A kick in the head? I want to throw up watching him throw the ball or run the wrong direction on seemingly every fly ball but he can hit the holes with the bat. There he isn't terrible. Probably should be off the bench.
Someone else (Realken?) speculated the Cubs would claim Hamels. It would be weird to trade him to another rebuilding team (that's well ahead of us, I know), but possibly beneficial
i'll say it here and now: the phils will be the loser of any trade of hamels before the start of 2015, no matter which gm's are involved. and i'm 90% sure they would lose any trade of hamels before the start of 2016.

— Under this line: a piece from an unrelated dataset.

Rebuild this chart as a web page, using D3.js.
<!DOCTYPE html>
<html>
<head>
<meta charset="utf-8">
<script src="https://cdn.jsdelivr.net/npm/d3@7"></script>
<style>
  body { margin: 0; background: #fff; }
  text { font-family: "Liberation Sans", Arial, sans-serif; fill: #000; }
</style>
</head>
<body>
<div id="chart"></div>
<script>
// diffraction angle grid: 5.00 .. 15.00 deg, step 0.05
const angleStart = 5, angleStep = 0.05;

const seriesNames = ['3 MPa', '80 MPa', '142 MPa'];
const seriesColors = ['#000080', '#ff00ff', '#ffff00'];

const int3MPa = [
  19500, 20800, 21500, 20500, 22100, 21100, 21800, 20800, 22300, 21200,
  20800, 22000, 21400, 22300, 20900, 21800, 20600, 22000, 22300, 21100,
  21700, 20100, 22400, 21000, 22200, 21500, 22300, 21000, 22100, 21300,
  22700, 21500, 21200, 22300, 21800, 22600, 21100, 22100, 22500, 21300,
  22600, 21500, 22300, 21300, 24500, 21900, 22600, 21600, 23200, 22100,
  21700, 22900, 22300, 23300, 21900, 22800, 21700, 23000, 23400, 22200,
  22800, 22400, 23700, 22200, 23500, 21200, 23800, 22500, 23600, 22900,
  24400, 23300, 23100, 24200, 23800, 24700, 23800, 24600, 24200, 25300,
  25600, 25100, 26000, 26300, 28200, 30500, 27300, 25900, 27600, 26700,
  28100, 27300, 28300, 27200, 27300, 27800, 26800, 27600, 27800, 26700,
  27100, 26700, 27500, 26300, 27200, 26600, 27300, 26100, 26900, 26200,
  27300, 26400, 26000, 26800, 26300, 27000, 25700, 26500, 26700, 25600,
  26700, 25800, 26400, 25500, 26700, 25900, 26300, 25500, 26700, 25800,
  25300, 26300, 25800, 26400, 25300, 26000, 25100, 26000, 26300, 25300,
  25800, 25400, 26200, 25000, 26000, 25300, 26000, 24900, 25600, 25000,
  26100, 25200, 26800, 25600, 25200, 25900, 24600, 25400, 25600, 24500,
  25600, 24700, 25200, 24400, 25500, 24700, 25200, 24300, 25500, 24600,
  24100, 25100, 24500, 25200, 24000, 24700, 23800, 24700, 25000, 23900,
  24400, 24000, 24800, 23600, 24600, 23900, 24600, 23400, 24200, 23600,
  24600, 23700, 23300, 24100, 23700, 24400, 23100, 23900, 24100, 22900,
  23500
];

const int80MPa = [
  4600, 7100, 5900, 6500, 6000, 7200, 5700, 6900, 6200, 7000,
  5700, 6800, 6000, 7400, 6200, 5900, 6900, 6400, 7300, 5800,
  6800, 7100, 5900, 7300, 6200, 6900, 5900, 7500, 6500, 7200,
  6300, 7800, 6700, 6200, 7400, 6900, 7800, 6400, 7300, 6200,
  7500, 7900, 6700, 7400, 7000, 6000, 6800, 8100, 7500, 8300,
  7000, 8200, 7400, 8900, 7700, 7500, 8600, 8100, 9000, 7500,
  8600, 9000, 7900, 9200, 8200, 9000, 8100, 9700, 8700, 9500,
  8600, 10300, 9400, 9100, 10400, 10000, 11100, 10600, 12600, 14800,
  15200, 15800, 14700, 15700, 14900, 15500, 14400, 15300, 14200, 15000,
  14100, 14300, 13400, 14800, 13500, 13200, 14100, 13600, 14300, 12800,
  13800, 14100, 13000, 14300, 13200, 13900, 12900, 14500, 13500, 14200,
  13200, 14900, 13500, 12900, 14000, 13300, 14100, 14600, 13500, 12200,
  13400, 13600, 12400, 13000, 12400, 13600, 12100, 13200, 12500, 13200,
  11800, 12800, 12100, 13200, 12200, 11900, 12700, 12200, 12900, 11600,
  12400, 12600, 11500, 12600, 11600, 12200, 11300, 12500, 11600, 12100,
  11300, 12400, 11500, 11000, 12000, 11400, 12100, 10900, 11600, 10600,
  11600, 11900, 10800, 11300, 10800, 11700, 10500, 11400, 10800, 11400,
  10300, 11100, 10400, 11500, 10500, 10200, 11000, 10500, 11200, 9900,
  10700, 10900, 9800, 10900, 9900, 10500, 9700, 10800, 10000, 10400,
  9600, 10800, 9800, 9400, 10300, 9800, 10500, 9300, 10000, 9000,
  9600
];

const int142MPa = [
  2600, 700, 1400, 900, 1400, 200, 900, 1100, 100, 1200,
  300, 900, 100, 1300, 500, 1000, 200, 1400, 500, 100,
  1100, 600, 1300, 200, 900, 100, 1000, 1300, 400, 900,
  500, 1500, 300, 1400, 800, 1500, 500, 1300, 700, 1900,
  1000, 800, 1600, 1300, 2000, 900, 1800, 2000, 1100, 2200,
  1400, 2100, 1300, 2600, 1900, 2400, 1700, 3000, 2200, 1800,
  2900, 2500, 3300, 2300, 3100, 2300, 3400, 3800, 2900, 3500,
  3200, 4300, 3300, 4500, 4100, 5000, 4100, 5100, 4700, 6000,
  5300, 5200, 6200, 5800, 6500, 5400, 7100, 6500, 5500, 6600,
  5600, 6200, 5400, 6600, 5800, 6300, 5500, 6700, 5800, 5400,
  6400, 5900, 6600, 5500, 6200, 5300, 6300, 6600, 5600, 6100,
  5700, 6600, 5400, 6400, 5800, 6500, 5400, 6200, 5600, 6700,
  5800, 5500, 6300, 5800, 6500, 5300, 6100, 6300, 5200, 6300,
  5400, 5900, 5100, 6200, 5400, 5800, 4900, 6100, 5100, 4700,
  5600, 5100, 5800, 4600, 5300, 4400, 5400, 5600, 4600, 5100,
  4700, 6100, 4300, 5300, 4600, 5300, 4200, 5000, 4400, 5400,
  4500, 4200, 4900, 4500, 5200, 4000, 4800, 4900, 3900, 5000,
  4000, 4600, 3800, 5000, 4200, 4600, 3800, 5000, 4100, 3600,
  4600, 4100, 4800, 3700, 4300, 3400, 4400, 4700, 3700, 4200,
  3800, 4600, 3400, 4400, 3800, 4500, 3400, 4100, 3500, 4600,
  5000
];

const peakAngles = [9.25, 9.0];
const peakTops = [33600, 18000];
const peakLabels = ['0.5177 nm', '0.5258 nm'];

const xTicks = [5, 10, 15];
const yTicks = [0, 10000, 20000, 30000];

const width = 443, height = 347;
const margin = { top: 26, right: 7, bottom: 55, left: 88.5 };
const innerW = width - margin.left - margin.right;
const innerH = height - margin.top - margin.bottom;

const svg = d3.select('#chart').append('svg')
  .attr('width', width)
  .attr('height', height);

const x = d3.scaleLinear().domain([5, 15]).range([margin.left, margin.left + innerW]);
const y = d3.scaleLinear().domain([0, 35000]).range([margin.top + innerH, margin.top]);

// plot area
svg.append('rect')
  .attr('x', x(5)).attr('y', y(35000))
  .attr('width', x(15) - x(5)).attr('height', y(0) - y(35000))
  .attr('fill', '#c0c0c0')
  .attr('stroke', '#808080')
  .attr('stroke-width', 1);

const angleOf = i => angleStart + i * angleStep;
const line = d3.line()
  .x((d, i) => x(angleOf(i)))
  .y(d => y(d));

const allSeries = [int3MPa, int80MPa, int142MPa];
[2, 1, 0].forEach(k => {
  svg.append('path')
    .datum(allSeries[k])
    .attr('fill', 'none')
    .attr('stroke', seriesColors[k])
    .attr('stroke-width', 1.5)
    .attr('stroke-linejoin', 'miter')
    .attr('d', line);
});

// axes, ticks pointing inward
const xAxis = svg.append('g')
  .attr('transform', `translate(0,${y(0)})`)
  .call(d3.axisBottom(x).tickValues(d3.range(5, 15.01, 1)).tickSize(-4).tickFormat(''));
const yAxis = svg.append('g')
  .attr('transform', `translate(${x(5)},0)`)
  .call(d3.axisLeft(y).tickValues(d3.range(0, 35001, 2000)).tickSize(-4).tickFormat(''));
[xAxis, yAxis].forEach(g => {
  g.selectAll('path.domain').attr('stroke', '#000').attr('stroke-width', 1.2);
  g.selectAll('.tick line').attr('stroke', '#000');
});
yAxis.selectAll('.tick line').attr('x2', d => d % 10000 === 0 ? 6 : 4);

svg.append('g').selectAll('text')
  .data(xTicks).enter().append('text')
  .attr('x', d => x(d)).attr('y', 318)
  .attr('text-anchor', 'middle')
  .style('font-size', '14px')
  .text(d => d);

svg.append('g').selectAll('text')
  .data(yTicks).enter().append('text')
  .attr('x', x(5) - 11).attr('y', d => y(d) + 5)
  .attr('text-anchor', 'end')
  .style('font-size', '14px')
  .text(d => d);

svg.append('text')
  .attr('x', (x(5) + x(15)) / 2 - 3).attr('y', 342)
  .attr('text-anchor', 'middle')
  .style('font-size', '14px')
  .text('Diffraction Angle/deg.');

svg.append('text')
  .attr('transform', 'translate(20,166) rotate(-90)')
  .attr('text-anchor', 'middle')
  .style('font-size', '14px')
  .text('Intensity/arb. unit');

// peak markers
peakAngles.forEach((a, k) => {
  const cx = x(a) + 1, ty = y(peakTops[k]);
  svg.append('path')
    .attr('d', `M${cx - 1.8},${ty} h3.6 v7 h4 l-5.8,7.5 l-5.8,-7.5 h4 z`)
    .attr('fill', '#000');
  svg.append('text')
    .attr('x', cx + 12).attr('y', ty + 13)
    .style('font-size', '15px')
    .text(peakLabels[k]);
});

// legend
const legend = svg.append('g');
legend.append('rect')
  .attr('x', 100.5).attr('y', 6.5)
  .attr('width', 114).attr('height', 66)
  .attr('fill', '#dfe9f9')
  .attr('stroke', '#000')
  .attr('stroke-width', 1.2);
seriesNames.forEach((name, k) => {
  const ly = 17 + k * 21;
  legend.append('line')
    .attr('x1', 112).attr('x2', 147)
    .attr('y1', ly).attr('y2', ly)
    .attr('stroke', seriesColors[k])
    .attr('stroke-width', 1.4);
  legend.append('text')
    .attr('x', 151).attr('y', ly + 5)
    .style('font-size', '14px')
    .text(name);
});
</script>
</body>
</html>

the phils don't need to free up his 2016-18 salary, because they have lots of money and they already have guys in the system who could well be cheap, good replacements for rollins, byrd, ruiz, and papelbon by then (crawford, dugan, knapp, giles, with several other options at each spot) plus a bunch of solid outfield prosepcts highlighted by quinn. they need pitching, and tinstaapp means that pitching prospects acquired for hamels are unlikely to help the big club as much as would hamels himself in those years, even with the usual age/injury discount. poor win totals this year and next mean several more shots at draft picks like nola and imhof who could be significant contributors alongside hamels in those years. we get those lottery tickets for nothing. the added value of a couple more such lottery tickets is not worth paying the price of hamels to get them.

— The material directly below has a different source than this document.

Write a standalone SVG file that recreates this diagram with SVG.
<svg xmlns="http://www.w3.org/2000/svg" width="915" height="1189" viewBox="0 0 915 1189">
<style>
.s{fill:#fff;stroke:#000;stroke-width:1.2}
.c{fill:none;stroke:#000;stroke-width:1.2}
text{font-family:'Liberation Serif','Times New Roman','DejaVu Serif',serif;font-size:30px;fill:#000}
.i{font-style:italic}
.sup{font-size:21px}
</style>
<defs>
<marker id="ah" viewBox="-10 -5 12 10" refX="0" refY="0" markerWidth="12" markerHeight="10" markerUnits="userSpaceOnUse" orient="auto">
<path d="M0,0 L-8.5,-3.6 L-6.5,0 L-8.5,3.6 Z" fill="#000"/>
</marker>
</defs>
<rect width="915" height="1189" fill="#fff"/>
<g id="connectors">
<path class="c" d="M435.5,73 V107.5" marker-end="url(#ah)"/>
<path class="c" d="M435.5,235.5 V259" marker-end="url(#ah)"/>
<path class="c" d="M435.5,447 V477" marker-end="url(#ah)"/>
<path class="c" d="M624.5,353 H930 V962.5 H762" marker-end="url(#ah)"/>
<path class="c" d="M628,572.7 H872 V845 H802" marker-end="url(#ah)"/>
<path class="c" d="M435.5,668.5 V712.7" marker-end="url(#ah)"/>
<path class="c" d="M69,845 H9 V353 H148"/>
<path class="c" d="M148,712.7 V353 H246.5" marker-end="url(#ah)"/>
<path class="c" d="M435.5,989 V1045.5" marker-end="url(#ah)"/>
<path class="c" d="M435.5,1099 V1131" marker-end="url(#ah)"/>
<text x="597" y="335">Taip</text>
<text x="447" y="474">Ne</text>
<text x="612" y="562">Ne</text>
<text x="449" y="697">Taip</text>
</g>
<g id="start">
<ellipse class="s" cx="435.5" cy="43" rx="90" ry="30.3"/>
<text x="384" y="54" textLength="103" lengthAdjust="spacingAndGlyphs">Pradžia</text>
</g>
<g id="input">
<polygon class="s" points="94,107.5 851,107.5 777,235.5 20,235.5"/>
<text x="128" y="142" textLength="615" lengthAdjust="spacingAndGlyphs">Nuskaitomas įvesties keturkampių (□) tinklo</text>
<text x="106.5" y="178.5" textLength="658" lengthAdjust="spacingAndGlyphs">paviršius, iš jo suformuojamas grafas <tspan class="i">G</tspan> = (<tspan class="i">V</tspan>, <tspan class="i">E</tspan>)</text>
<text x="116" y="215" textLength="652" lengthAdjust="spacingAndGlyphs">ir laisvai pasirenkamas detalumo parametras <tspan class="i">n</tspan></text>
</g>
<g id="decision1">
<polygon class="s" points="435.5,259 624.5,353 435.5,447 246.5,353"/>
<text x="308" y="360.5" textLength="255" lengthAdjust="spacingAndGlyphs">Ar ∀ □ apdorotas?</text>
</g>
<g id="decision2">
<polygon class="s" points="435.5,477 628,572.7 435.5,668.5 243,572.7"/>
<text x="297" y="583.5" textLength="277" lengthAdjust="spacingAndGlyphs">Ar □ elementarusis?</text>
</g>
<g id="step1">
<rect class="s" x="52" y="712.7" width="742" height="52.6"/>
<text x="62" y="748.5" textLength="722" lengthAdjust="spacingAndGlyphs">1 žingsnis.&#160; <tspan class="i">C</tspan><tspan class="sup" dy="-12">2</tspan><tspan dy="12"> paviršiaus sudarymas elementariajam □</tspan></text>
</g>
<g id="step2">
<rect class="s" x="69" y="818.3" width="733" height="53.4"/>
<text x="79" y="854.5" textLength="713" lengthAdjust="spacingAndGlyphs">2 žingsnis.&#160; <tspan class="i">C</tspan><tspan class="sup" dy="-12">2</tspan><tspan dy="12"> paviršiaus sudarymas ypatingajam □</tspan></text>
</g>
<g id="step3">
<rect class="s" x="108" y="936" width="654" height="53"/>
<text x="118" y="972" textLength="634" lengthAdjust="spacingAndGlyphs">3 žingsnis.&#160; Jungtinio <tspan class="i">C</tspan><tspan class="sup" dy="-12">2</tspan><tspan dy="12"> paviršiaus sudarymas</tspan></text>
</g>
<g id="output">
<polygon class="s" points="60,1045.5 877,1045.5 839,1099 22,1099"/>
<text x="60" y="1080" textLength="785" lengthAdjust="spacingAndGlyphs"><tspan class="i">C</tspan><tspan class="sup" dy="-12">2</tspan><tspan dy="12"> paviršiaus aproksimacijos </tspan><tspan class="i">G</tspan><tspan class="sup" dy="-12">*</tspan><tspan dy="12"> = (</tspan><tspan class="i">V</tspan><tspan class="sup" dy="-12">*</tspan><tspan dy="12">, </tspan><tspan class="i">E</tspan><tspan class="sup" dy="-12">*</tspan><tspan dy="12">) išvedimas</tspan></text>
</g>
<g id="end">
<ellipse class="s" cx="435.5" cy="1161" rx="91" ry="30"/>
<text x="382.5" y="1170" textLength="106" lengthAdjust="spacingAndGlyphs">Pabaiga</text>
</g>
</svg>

if and only if the phils can get a really good ss/2b/3b prospect for hamels could they win such a trade, but i don't think any team is willing to give up those players these days, and several of those that have been favorites the past few years have been huge busts.
if they trade him it would hopefully be for impact players on offense. i love hamels, but keeping him around for two or threes years until we hope this team is good again is an expensive risk for a pitcher who has already missed time with an injury.

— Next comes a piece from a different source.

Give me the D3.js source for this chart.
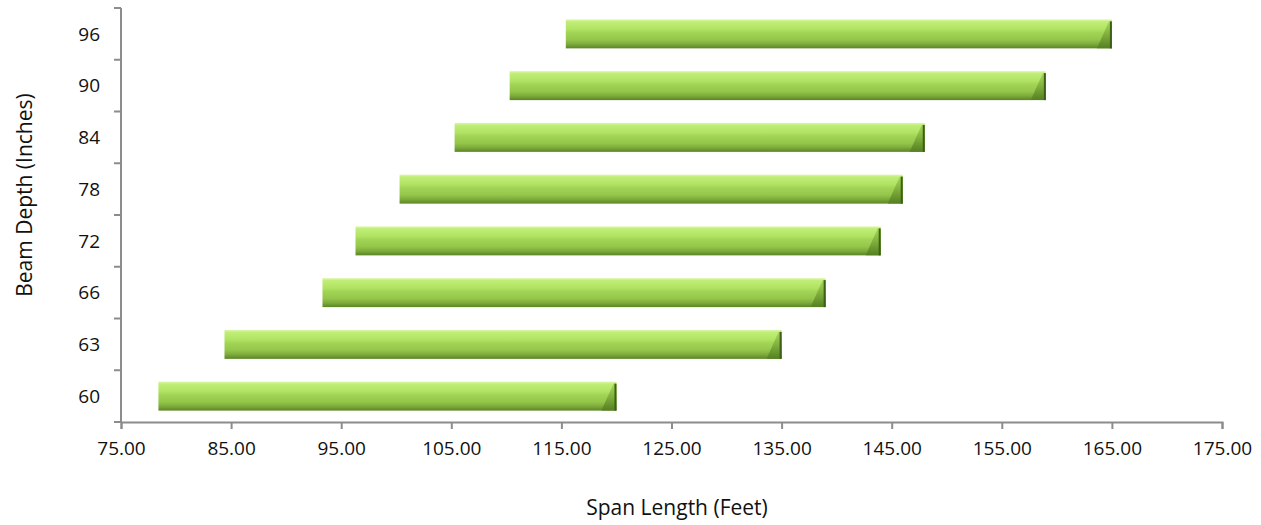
<!DOCTYPE html>
<html>
<head>
<meta charset="utf-8">
<script src="https://cdn.jsdelivr.net/npm/d3@7"></script>
<style>
  body { margin: 0; background: #fff; }
  svg text { font-family: "Open Sans", sans-serif; fill: #111; }
  .axis path, .axis line { stroke: #8c8c8c; stroke-width: 2; }
</style>
</head>
<body>
<svg></svg>
<script>
const width = 1261;
const height = 525;

/* chart data */
const depths = ['60', '63', '66', '72', '78', '84', '90', '96'];
const spanMin = [78.4, 84.4, 93.3, 96.3, 100.3, 105.3, 110.3, 115.4];
const spanMax = [120, 135, 139, 144, 146, 148, 159, 165];
const xTicks = [75, 85, 95, 105, 115, 125, 135, 145, 155, 165, 175];

const margin = {top: 8, right: 39, bottom: 103, left: 121};

const svg = d3.select('svg')
  .attr('width', width)
  .attr('height', height);

/* bar gradient */
const defs = svg.append('defs');
const grad = defs.append('linearGradient')
  .attr('id', 'barGrad')
  .attr('x1', 0).attr('y1', 0).attr('x2', 0).attr('y2', 1);
[[0, '#dff7b0'], [0.08, '#c0ee76'], [0.35, '#b0e262'], [0.45, '#a2d456'],
 [0.7, '#94c64a'], [0.85, '#7eab3c'], [1, '#5a8526']]
  .forEach(([o, c]) => grad.append('stop').attr('offset', o).attr('stop-color', c));

const bevel = defs.append('linearGradient')
  .attr('id', 'bevelGrad')
  .attr('x1', 0).attr('y1', 0).attr('x2', 0).attr('y2', 1);
[[0, '#a6d95c'], [0.5, '#7fae3c'], [1, '#557f22']]
  .forEach(([o, c]) => bevel.append('stop').attr('offset', o).attr('stop-color', c));

const x = d3.scaleLinear()
  .domain([75, 175])
  .range([margin.left, width - margin.right]);

const y = d3.scaleBand()
  .domain(depths.slice().reverse())
  .range([margin.top, height - margin.bottom])
  .paddingInner(0.44)
  .paddingOuter(0.22);

/* x axis */
svg.append('g')
  .classed('axis', true)
  .attr('transform', `translate(0, ${height - margin.bottom})`)
  .call(d3.axisBottom(x).tickValues(xTicks).tickFormat(d3.format('.2f')).tickSize(7).tickSizeOuter(7))
  .call(g => g.selectAll('text').attr('dy', '1.2em').style('font-size', '19px'));

/* y axis: ticks sit between categories */
const yAxis = svg.append('g')
  .classed('axis', true)
  .attr('transform', `translate(${margin.left}, 0)`);

yAxis.append('line')
  .attr('x1', 0).attr('x2', 0)
  .attr('y1', margin.top).attr('y2', height - margin.bottom);

const step = (height - margin.bottom - margin.top) / depths.length;
yAxis.selectAll('line.tick')
  .data(d3.range(depths.length + 1))
  .join('line')
  .classed('tick', true)
  .attr('x1', -7).attr('x2', 0)
  .attr('y1', i => margin.top + i * step)
  .attr('y2', i => margin.top + i * step);

yAxis.selectAll('text')
  .data(depths)
  .join('text')
  .attr('x', -21)
  .attr('y', d => y(d) + y.bandwidth() / 2)
  .attr('dy', '0.35em')
  .style('text-anchor', 'end')
  .style('font-size', '19px')
  .text(d => d);

/* bars */
const bars = svg.append('g')
  .selectAll('g')
  .data(depths.map((d, i) => ({depth: d, lo: spanMin[i], hi: spanMax[i]})))
  .join('g');

bars.append('rect')
  .attr('x', d => x(d.lo))
  .attr('y', d => y(d.depth))
  .attr('width', d => x(d.hi) - x(d.lo))
  .attr('height', y.bandwidth())
  .attr('fill', 'url(#barGrad)');

bars.append('path')
  .attr('d', d => {
    const x1 = x(d.hi), y0 = y(d.depth), y1 = y0 + y.bandwidth();
    return `M${x1 - 15},${y1} L${x1 - 3},${y0 + 2} L${x1},${y0 + 2} L${x1},${y1} Z`;
  })
  .attr('fill', 'url(#bevelGrad)');

bars.append('line')
  .attr('x1', d => x(d.hi) - 1).attr('x2', d => x(d.hi) - 1)
  .attr('y1', d => y(d.depth) + 2)
  .attr('y2', d => y(d.depth) + y.bandwidth())
  .attr('stroke', '#3c6116')
  .attr('stroke-width', 2);

/* axis titles */
svg.append('text')
  .attr('x', 677)
  .attr('y', 515)
  .style('text-anchor', 'middle')
  .style('font-size', '21px')
  .text('Span Length (Feet)');

svg.append('text')
  .attr('transform', `translate(32, 195) rotate(-90)`)
  .style('text-anchor', 'middle')
  .style('font-size', '21px')
  .text('Beam Depth (Inches)');
</script>
</body>
</html>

I'm less on the "trade Hamels" bandwagon than I was a month ago, mostly because it doesn't seem like any teams are inclined to give up the premium prospect haul that would make a deal worthwhile. But the question of whether or not the team would "win" a trade like that is a little misleading, because the return is both whatever the acquired guys produce and the production bought with the dollars freed up (assuming they don't just pocket the money saved, which is probably a safe assumption now).
If the Cubs (or Dodgers, or Red Sox, or Cardinals) sent two of their top MLB-ready prospects for Hamels, and the Phils bought Castillo and a second-tier FA pitcher with the money saved, I think that would be a really solid return that would speed the rebuild. Particularly considering the downside risk that they hold onto him, and he gets hurt or just starts to decline.
Think the Hamels claim report actually originated with a CSN Chicago guy if that makes anyone feel better.
And the Cubs have a metric ton of position prospects that they could deal. I echo the belief that it's incredibly unlikely that anything gets done in the next day and a half, but this is absolutely something that could have legs in the offseason. It's likely that targeting someone like Hamels is at least part of the reason that the Cubs accumulated their arsenal of prospects.